Common grounds for termination include repeated failure to meet quality or reporting standards, nonpayment of royalties, material breach of operational provisions, and insolvency. Many agreements also allow termination for single severe breaches or for actions that damage the brand or reputation, often with limited cure periods depending on the clause’s language. When assessing termination risk, focus on notice and cure provisions that provide time to correct issues, and negotiate reasonable thresholds for termination where possible. Maintaining clear records of corrective actions and communications can be decisive if termination disputes arise.

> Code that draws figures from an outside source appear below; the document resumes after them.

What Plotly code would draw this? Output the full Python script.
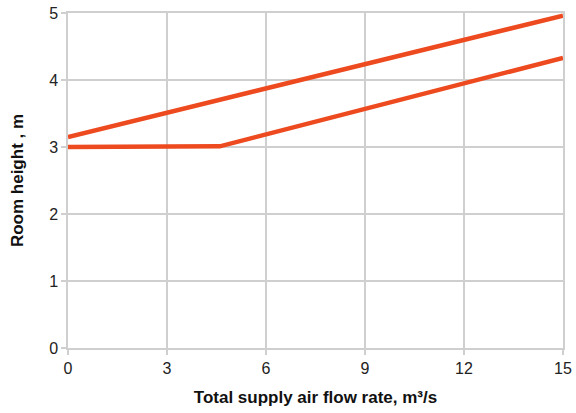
import plotly.graph_objects as go

# Room height limits vs. total supply air flow rate
flow_upper = [0, 15]
height_upper = [3.15, 4.96]

flow_lower = [0, 4.6, 15]
height_lower = [3.0, 3.01, 4.33]

x_ticks = [0, 3, 6, 9, 12, 15]
y_ticks = [0, 1, 2, 3, 4, 5]

line_color = "#ee4a1f"
grid_color = "#cfcfcf"
font_family = "Liberation Sans, Arial, sans-serif"

fig = go.Figure()
fig.add_trace(go.Scatter(x=flow_upper, y=height_upper, mode="lines",
                         line=dict(color=line_color, width=4.5), showlegend=False))
fig.add_trace(go.Scatter(x=flow_lower, y=height_lower, mode="lines",
                         line=dict(color=line_color, width=4.5), showlegend=False))

axis_common = dict(
    showgrid=True, gridcolor=grid_color, gridwidth=1.5,
    showline=True, linecolor=grid_color, linewidth=1.5, mirror=True,
    ticks="outside", ticklen=5, tickcolor=grid_color, tickwidth=1.5,
    zeroline=False, automargin=False,
    tickfont=dict(family=font_family, size=16, color="#222"),
)

fig.update_layout(
    width=576, height=413,
    margin=dict(l=68, r=13, t=13, b=65),
    paper_bgcolor="white", plot_bgcolor="white",
    xaxis=dict(range=[0, 15], tickvals=x_ticks,
               title=dict(text="<b>Total supply air flow rate, m³/s</b>",
                          font=dict(family=font_family, size=17, color="#111"),
                          standoff=15),
               **axis_common),
    yaxis=dict(range=[0, 5], tickvals=y_ticks,
               title=dict(text="<b>Room height , m</b>",
                          font=dict(family=font_family, size=17, color="#111"),
                          standoff=21),
               **axis_common),
)

fig.write_html("out.html")
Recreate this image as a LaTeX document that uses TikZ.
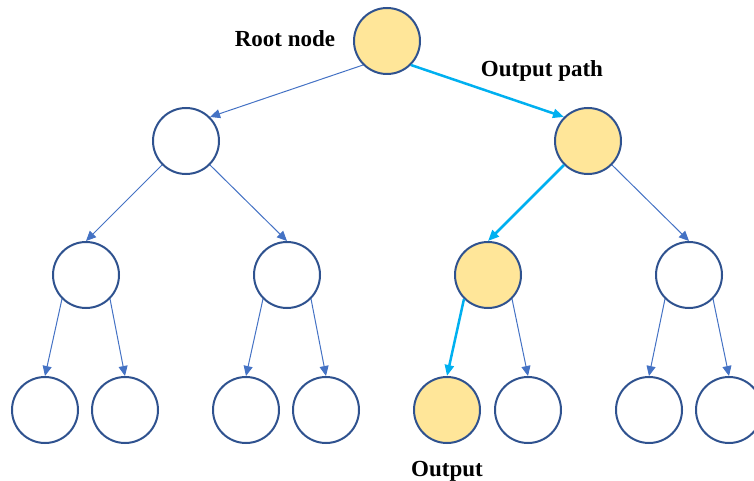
\documentclass[tikz,border=0pt]{standalone}
\usepackage{fontspec}
\setmainfont{Liberation Serif}
\usetikzlibrary{arrows.meta}
\definecolor{NodeBlue}{HTML}{2F528F}
\definecolor{EdgeBlue}{HTML}{4472C4}
\definecolor{PathCyan}{HTML}{00B0F0}
\definecolor{PathGold}{HTML}{FFE699}
\tikzset{
  treenode/.style={circle, draw=NodeBlue, fill=white, line width=2pt, minimum size=66pt, inner sep=0pt},
  pathnode/.style={treenode, fill=PathGold},
  arrow/.style={-{Triangle[length=10pt, width=9pt]}, line width=1pt, draw=EdgeBlue},
  patharrow/.style={-{Triangle[length=11pt, width=9pt]}, line width=2.5pt, draw=PathCyan},
  note/.style={font=\fontsize{23}{27}\selectfont\bfseries, anchor=base, inner sep=0pt}
}

\begin{document}
\begin{tikzpicture}[x=1pt, y=-1pt]
    \useasboundingbox (0,0) rectangle (754,481);
    % levels of the tree
    \node[pathnode] (root) at (387,41) {};
    \node[treenode] (l) at (186,141) {};
    \node[pathnode] (r) at (588,141) {};
    \node[treenode] (ll) at (86,275) {};
    \node[treenode] (lr) at (287,275) {};
    \node[pathnode] (rl) at (488,275) {};
    \node[treenode] (rr) at (689,275) {};
    \node[treenode] (lll) at (45,410) {};
    \node[treenode] (llr) at (125,410) {};
    \node[treenode] (lrl) at (246,410) {};
    \node[treenode] (lrr) at (326,410) {};
    \node[pathnode] (rll) at (447,410) {};
    \node[treenode] (rlr) at (528,410) {};
    \node[treenode] (rrl) at (649,410) {};
    \node[treenode] (rrr) at (729,410) {};

    \node[note] (rootlbl) at (285,47) {Root node};
    \node[note] (pathlbl) at (542,77) {Output path};
    \node[note] (outlbl) at (447,476) {Output};

    \draw[arrow] (root.south west) -- (l.north east);
    \draw[patharrow] (root.south east) -- (r.north west);
    \draw[arrow] (l.south west) -- (ll.north);
    \draw[arrow] (l.south east) -- (lr.north);
    \draw[patharrow] (r.south west) -- (rl.north);
    \draw[arrow] (r.south east) -- (rr.north);
    \draw[arrow] (ll.south west) -- (lll.north);
    \draw[arrow] (ll.south east) -- (llr.north);
    \draw[arrow] (lr.south west) -- (lrl.north);
    \draw[arrow] (lr.south east) -- (lrr.north);
    \draw[patharrow] (rl.south west) -- (rll.north);
    \draw[arrow] (rl.south east) -- (rlr.north);
    \draw[arrow] (rr.south west) -- (rrl.north);
    \draw[arrow] (rr.south east) -- (rrr.north);
  \end{tikzpicture}
\end{document}
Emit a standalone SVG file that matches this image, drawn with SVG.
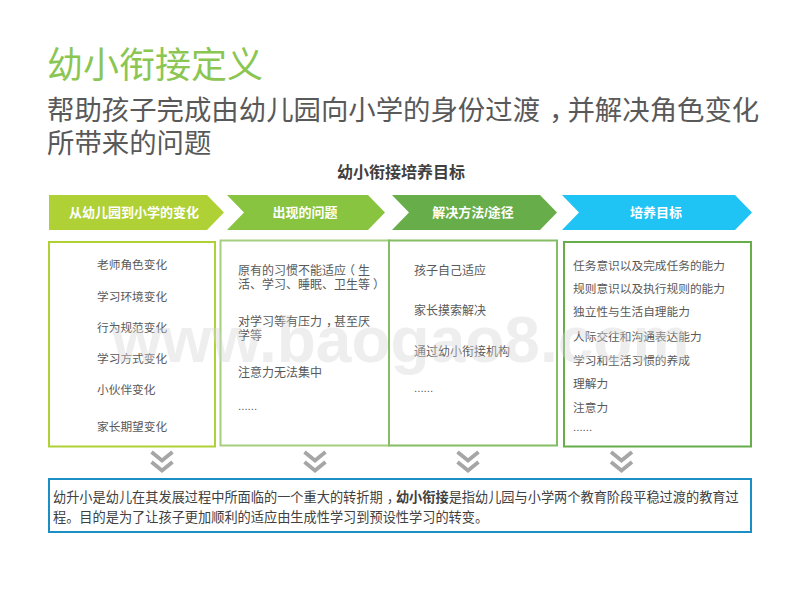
<svg xmlns="http://www.w3.org/2000/svg" width="800" height="600" viewBox="0 0 800 600">
<style>
text{font-family:"Liberation Sans","Noto Sans CJK SC",sans-serif}
.t{font-size:12px;fill:#595959}
.s{font-size:11.7px;fill:#595959}
.d{font-size:11.500px;fill:#595959}
.h{font-size:13px;font-weight:bold;fill:#fff;text-anchor:middle}
.box{fill:#fff;stroke-width:2}
.chev{fill:none;stroke:#a6a6a6;stroke-width:3.800}
</style>
<rect width="800" height="600" fill="#fff"/>
<text x="47" y="78" font-size="36" fill="#8bc653">幼小衔接定义</text>
<text x="47" y="120" font-size="27.4" fill="#595959">帮助孩子完成由幼儿园向小学的身份过渡<tspan dx="9">，</tspan><tspan dx="-9">并解决角色变化</tspan></text>
<text x="47" y="153" font-size="27.4" fill="#595959">所带来的问题</text>
<text x="401" y="178" font-size="16" font-weight="bold" fill="#404040" text-anchor="middle">幼小衔接培养目标</text>
<g id="step1"><path d="M49 195H207L224 212.500L207 230H49Z" fill="#b0d136"/><text class="h" x="134" y="217">从幼儿园到小学的变化</text></g>
<g id="step2"><path d="M227 195H368L385 212.500L368 230H227L244 212.500Z" fill="#88c440"/><text class="h" x="305" y="217">出现的问题</text></g>
<g id="step3"><path d="M392 195H540L557 212.500L540 230H392L409 212.500Z" fill="#67ad49"/><text class="h" x="473" y="217">解决方法/途径</text></g>
<g id="step4"><path d="M562 195H735L752 212.500L735 230H562L579 212.500Z" fill="#20c4f4"/><text class="h" x="656" y="217">培养目标</text></g>
<g id="box1"><rect class="box" x="49" y="242" width="166" height="204.500" stroke="#b0d136"/>
<text class="s" x="97" y="268.500">老师角色变化</text><text class="s" x="97" y="300.500">学习环境变化</text><text class="s" x="97" y="331.500">行为规范变化</text><text class="s" x="97" y="362.500">学习方式变化</text><text class="s" x="97" y="393.500">小伙伴变化</text><text class="s" x="97" y="430.500">家长期望变化</text></g>
<g id="box2"><rect class="box" x="220.500" y="240.500" width="168.500" height="205" stroke="#a5cf7e"/>
<text class="t" x="238" y="275">原有的习惯不能适应<tspan dx="-3">（</tspan><tspan dx="3">生</tspan></text><text class="t" x="238" y="289">活、学习、睡眠、卫生等<tspan dx="3">）</tspan></text><text class="t" x="238" y="326">对学习等有压力<tspan dx="4">，</tspan><tspan dx="-4">甚至厌</tspan></text><text class="t" x="238" y="339.500">学等</text><text class="t" x="238" y="377">注意力无法集中</text><text class="d" x="238" y="410">......</text></g>
<g id="box3"><rect class="box" x="389" y="240.500" width="168" height="205" stroke="#84bd63"/>
<text class="t" x="414" y="275">孩子自己适应</text><text class="t" x="414" y="315">家长摸索解决</text><text class="t" x="414" y="356">通过幼小衔接机构</text><text class="d" x="414" y="392">......</text></g>
<g id="box4"><rect class="box" x="564" y="242" width="187" height="204.500" stroke="#67ad49"/>
<text class="s" x="573" y="270">任务意识以及完成任务的能力</text><text class="s" x="573" y="293">规则意识以及执行规则的能力</text><text class="s" x="573" y="316">独立性与生活自理能力</text><text class="s" x="573" y="341">人际交往和沟通表达能力</text><text class="s" x="573" y="365">学习和生活习惯的养成</text><text class="s" x="573" y="387.500">理解力</text><text class="s" x="573" y="412">注意力</text><text class="d" x="573" y="431">......</text></g>
<g id="connectors">
<path class="chev" d="M151.500 452L162 460.500L172.500 452M151.500 462L162 470.500L172.500 462"/>
<path class="chev" d="M304.500 452L315 460.500L325.500 452M304.500 462L315 470.500L325.500 462"/>
<path class="chev" d="M457.500 452L468 460.500L478.500 452M457.500 462L468 470.500L478.500 462"/>
<path class="chev" d="M611 452L621.500 460.500L632 452M611 462L621.500 470.500L632 462"/>
</g>
<g id="note"><rect class="box" x="49" y="479" width="702" height="53" stroke="#1b8fc4"/>
<text x="53" y="502" font-size="13.2" fill="#404040">幼升小是幼儿在其发展过程中所面临的一个重大的转折期<tspan dx="4">，</tspan><tspan dx="-4" font-weight="bold">幼小衔接</tspan>是指幼儿园与小学两个教育阶段平稳过渡的教育过</text>
<text x="53" y="522" font-size="13.2" fill="#404040">程。目的是为了让孩子更加顺利的适应由生成性学习到预设性学习的转变。</text></g>
<text id="watermark" x="112" y="362" font-size="64" font-weight="bold" fill="#d4d4d4" fill-opacity="0.4">www.baogao8.com</text>
</svg>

Franchise agreements often permit transfer or sale only with franchisor consent, which may be conditional on buyer qualifications, financial standing, and payment of transfer fees. The agreement typically requires documentation of the proposed transferee’s credentials and may impose restrictions that affect valuation and marketing of the business for sale. Plan transfers well in advance, ensure required consents are sought in accordance with contract timelines, and prepare thorough documentation to support the buyer’s qualifications. Early legal involvement can streamline approvals and reduce the chance of post‑closing disputes related to consent conditions.

Involve legal counsel as early as possible, ideally before signing any documents or paying initial franchise fees. Early review of the FDD and franchise agreement helps identify material risks, clarify renewal and transfer terms, and structure negotiations that protect your investment before commitments are made. Counsel is also essential when disputes arise, during multi‑unit acquisitions, when negotiating atypical contract terms, or when dealing with alleged breaches and termination notices. Timely legal input supports more favorable outcomes and reduces the likelihood of costly corrective action later.